- Task brief
Begin at the first line of the data and copy each line through the one containing "text, anchor=base east]", that line included, with no pictures.

- Supplied material
——————————

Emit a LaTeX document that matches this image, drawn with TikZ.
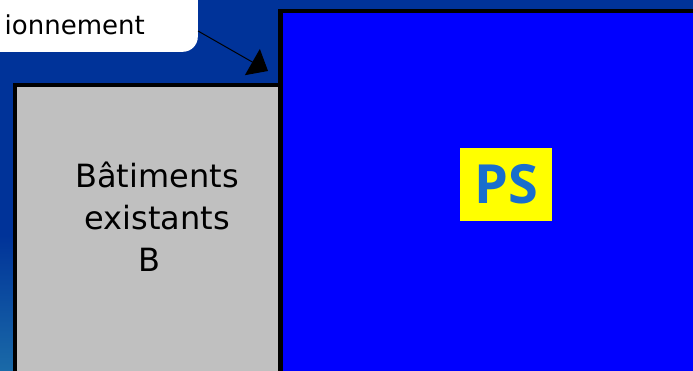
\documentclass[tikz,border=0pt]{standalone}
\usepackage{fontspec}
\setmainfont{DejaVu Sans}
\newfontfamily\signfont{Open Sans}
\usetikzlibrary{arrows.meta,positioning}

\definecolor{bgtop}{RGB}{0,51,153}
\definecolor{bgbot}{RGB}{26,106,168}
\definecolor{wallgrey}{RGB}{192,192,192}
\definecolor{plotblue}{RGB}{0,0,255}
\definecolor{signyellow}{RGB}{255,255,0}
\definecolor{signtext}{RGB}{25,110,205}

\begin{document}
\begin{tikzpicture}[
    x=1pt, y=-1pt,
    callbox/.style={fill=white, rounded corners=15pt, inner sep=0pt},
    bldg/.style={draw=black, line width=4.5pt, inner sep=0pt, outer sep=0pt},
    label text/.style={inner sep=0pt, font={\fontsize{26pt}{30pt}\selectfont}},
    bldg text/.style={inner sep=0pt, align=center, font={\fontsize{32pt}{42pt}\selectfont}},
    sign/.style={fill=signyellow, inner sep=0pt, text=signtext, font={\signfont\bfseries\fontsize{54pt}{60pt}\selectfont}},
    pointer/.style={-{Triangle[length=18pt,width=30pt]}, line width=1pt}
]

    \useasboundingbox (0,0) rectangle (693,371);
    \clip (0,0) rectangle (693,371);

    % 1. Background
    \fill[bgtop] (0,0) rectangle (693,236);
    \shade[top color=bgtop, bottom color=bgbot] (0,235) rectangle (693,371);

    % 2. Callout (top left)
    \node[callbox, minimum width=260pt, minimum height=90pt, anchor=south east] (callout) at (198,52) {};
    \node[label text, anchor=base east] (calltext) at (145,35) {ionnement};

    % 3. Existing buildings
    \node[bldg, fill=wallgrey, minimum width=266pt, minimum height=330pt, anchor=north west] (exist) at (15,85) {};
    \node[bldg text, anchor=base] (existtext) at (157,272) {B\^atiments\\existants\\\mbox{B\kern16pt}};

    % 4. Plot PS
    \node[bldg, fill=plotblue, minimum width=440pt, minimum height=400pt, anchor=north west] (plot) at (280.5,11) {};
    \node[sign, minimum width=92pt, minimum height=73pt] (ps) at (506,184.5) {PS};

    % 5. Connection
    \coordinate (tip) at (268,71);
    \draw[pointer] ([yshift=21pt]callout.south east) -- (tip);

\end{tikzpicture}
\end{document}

——————————

- The output
Emit a LaTeX document that matches this image, drawn with TikZ.
\documentclass[tikz,border=0pt]{standalone}
\usepackage{fontspec}
\setmainfont{DejaVu Sans}
\newfontfamily\signfont{Open Sans}
\usetikzlibrary{arrows.meta,positioning}

\definecolor{bgtop}{RGB}{0,51,153}
\definecolor{bgbot}{RGB}{26,106,168}
\definecolor{wallgrey}{RGB}{192,192,192}
\definecolor{plotblue}{RGB}{0,0,255}
\definecolor{signyellow}{RGB}{255,255,0}
\definecolor{signtext}{RGB}{25,110,205}

\begin{document}
\begin{tikzpicture}[
    x=1pt, y=-1pt,
    callbox/.style={fill=white, rounded corners=15pt, inner sep=0pt},
    bldg/.style={draw=black, line width=4.5pt, inner sep=0pt, outer sep=0pt},
    label text/.style={inner sep=0pt, font={\fontsize{26pt}{30pt}\selectfont}},
    bldg text/.style={inner sep=0pt, align=center, font={\fontsize{32pt}{42pt}\selectfont}},
    sign/.style={fill=signyellow, inner sep=0pt, text=signtext, font={\signfont\bfseries\fontsize{54pt}{60pt}\selectfont}},
    pointer/.style={-{Triangle[length=18pt,width=30pt]}, line width=1pt}
]

    \useasboundingbox (0,0) rectangle (693,371);
    \clip (0,0) rectangle (693,371);

    % 1. Background
    \fill[bgtop] (0,0) rectangle (693,236);
    \shade[top color=bgtop, bottom color=bgbot] (0,235) rectangle (693,371);

    % 2. Callout (top left)
    \node[callbox, minimum width=260pt, minimum height=90pt, anchor=south east] (callout) at (198,52) {};
    \node[label text, anchor=base east] (calltext) at (145,35) {ionnement};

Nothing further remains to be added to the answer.